5.1 Problem and overview
565/2022

5.1 Problem and overview

The assured pleaded as a secondary submission that the war risk was the dominant cause according to NP Clause 2-14. As the court viewed the Team Tango case as being a question of whether the intervention constituted a marine peril or a war peril, there was no need to go into this issue. The approach of the court is also supported by the passage in the Commentary that “if an overriding national or supranational political objective is detected, it does not matter if the State power formally justifies the interventions with for instance police or customs regulations, or if the intervention has the character of abuse of power or corruption.”(1)Commentary (2019) 58.From this, it may be deduced that in the case of a “double objective” one should always look to the “real character” of the intervention.

However, in the last part of the judgment, the tribunal uses causation terminology when it states that the “main causative factor” was the import of urea contrary to the established import regime of the country, and that the overriding political goal was “too remote”. It is clear that Elephant’s breach of the import regulation was the direct or immediate cause of the detainment. It appears, however, that the ban on import of urea was mainly caused by the authority’s goal of preventing Boko Haram from gaining access to urea as a raw material for making bombs. The tribunal accepted that this constituted an overriding political goal typical for war and times of crisis. It may therefore be argued that the overriding political goal was the cause of the ban that again was the cause of Elephant’s breach, and thus that the detainment was the result of a combination of a war peril and a marine peril. This situation is regulated by NP Clause 2-14, which reads:

If the loss has been caused by a combination of marine perils, cf. § 2-8, and war perils, cf. § 2-9, the whole loss shall be deemed to have been caused by the class of perils which was the dominant cause. If neither of the classes of perils is considered dominant, both shall be deemed to have had equal influence on the occurrence and extent of the loss.

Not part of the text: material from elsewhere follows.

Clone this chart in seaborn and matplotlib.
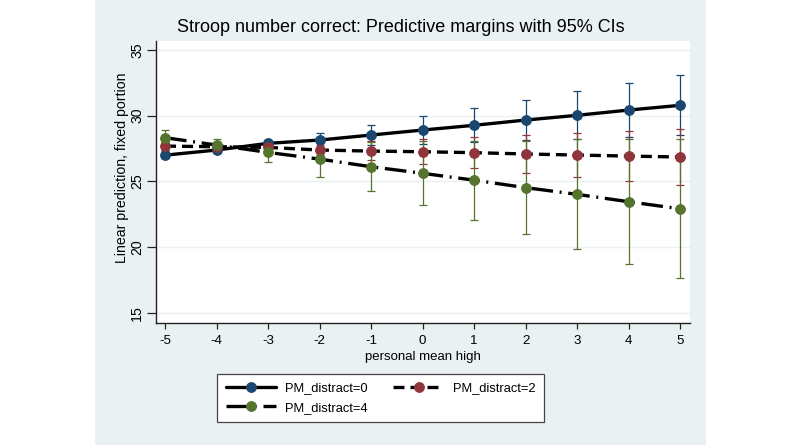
import matplotlib

matplotlib.use("Agg")
import matplotlib.patches as mpatches
import matplotlib.pyplot as plt
import numpy as np
import pandas as pd
import seaborn as sns

# personal mean high values
X_VALUES = [-5, -4, -3, -2, -1, 0, 1, 2, 3, 4, 5]

# PM_distract=0
PM0_MARGIN = [27.0, 27.39, 27.9, 28.15, 28.53, 28.91, 29.27, 29.67, 30.03, 30.43, 30.79]
PM0_LOWER = [26.75, 27.15, 27.6, 27.6, 27.75, 27.85, 28.0, 28.15, 28.2, 28.35, 28.5]
PM0_UPPER = [27.3, 27.6, 28.15, 28.7, 29.3, 29.95, 30.55, 31.2, 31.85, 32.5, 33.1]

# PM_distract=2
PM2_MARGIN = [27.69, 27.64, 27.59, 27.39, 27.31, 27.26, 27.19, 27.09, 27.01, 26.93, 26.86]
PM2_LOWER = [27.4, 27.4, 27.3, 27.0, 26.6, 26.3, 26.0, 25.65, 25.35, 25.05, 24.75]
PM2_UPPER = [28.0, 27.9, 27.9, 27.8, 28.1, 28.2, 28.4, 28.55, 28.7, 28.85, 29.0]

# PM_distract=4
PM4_MARGIN = [28.33, 27.77, 27.21, 26.7, 26.12, 25.62, 25.1, 24.53, 24.02, 23.46, 22.92]
PM4_LOWER = [27.8, 27.35, 26.45, 25.35, 24.25, 23.2, 22.1, 21.0, 19.85, 18.75, 17.65]
PM4_UPPER = [28.9, 28.2, 27.95, 28.05, 28.0, 28.05, 28.1, 28.1, 28.2, 28.2, 28.2]

SERIES = [
    ("PM_distract=0", PM0_MARGIN, PM0_LOWER, PM0_UPPER, "#1a476f", "-"),
    ("PM_distract=2", PM2_MARGIN, PM2_LOWER, PM2_UPPER, "#90353b", (0, (3.3, 1.8))),
    ("PM_distract=4", PM4_MARGIN, PM4_LOWER, PM4_UPPER, "#55752f", (0, (6.5, 2.0, 0.6, 2.0))),
]

BG = "#eaf1f3"
W, H = 800, 445

sns.set_theme(style="white")
plt.rcParams["font.family"] = ["Liberation Sans", "DejaVu Sans"]
plt.rcParams["text.color"] = "black"
plt.rcParams["axes.labelcolor"] = "black"
plt.rcParams["axes.unicode_minus"] = False

fig = plt.figure(figsize=(W / 100, H / 100), dpi=100)
fig.patch.set_facecolor("white")
fig.patches.append(
    mpatches.Rectangle((95 / W, 0), (706 - 95) / W, 1, transform=fig.transFigure,
                       facecolor=BG, edgecolor="none", zorder=-10)
)

ax = fig.add_axes([156 / W, 1 - 323 / H, (690 - 156) / W, (323 - 41) / H])
ax.set_facecolor("white")

for label, margin, lower, upper, color, ls in SERIES:
    df = pd.DataFrame({"x": X_VALUES, "y": margin, "lo": lower, "hi": upper})
    y = np.asarray(df["y"])
    ax.errorbar(df["x"], y, yerr=[y - df["lo"], df["hi"] - y], fmt="none",
                ecolor=color, elinewidth=0.9, capsize=3, capthick=0.9, zorder=2)

handles = {}
for label, margin, lower, upper, color, ls in SERIES:
    df = pd.DataFrame({"x": X_VALUES, "y": margin})
    sns.lineplot(data=df, x="x", y="y", ax=ax, color="black", linewidth=2.4,
                 linestyle=ls, marker="o", markersize=7, markerfacecolor=color,
                 markeredgecolor=color, zorder=3)
    handles[label] = ax.lines[-1]

ax.set_xlim(-5.175, 5.19)
ax.set_ylim(14.24, 35.68)
ax.set_xticks(X_VALUES)
ax.set_yticks([15, 20, 25, 30, 35])
ax.yaxis.grid(True, color=BG, linewidth=1.0)
ax.set_axisbelow(True)
for side in ("top", "right"):
    ax.spines[side].set_visible(False)
for side in ("left", "bottom"):
    ax.spines[side].set_color("#222222")
    ax.spines[side].set_linewidth(1.0)
ax.tick_params(axis="x", direction="out", length=4.5, width=0.9, color="#222222",
               labelsize=9.6, labelcolor="black", bottom=True, pad=4)
ax.tick_params(axis="y", direction="out", length=6.5, width=0.9, color="#222222",
               labelsize=10.2, labelcolor="black", left=True, pad=2)
for t in ax.get_yticklabels():
    t.set_rotation(90)
    t.set_va("center")

ax.set_xlabel("personal mean high", fontsize=9.5, labelpad=3)
ax.set_ylabel("Linear prediction, fixed portion", fontsize=10.2)
ax.yaxis.set_label_coords(-0.051, 0.551)

fig.text(400.5 / W, 1 - 27 / H, "Stroop number correct: Predictive margins with 95% CIs",
         ha="center", va="center", fontsize=13)

order = ["PM_distract=0", "PM_distract=4", "PM_distract=2"]
leg = fig.legend([handles[k] for k in order], order, ncol=2, loc="center",
                 bbox_to_anchor=(380.5 / W, 1 - 398 / H), frameon=True, fancybox=False,
                 framealpha=1, fontsize=9.3, handlelength=3.9, columnspacing=2.0,
                 borderpad=0.65, labelspacing=0.6, handletextpad=0.7)
leg.get_frame().set_edgecolor("#444444")
leg.get_frame().set_linewidth(0.9)
leg.get_frame().set_facecolor("white")

fig.savefig("out.png", dpi=100, facecolor=fig.get_facecolor())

This leads to the question of whether an alternative approach to the situation could be to treat the case as an issue of causation, i.e. as a question of a combination of a marine and a war peril.

This approach is interesting, both because it demonstrates the close relationship between the definition of the perils insured and causation, and because the judgment according to the tribunal was not completely clear and was also questioned afterwards by the assured. It would therefore be of interest to see if another approach could support the tribunal’s decision.

In order to discuss this question, it is necessary first to analyze whether detainment of a vessel as an intervention according to Clause 2-9 sub-clause 1 (b) is a peril or rather constitutes the “casualty” or the “insured event”, see 5.2. Following on from that, the concept of “combination of causes” is then discussed in 5.3, before the Team Tango case is analyzed in light of previous cases with similar causation issues as those of the Team Tango case in 5.4 and 5.5.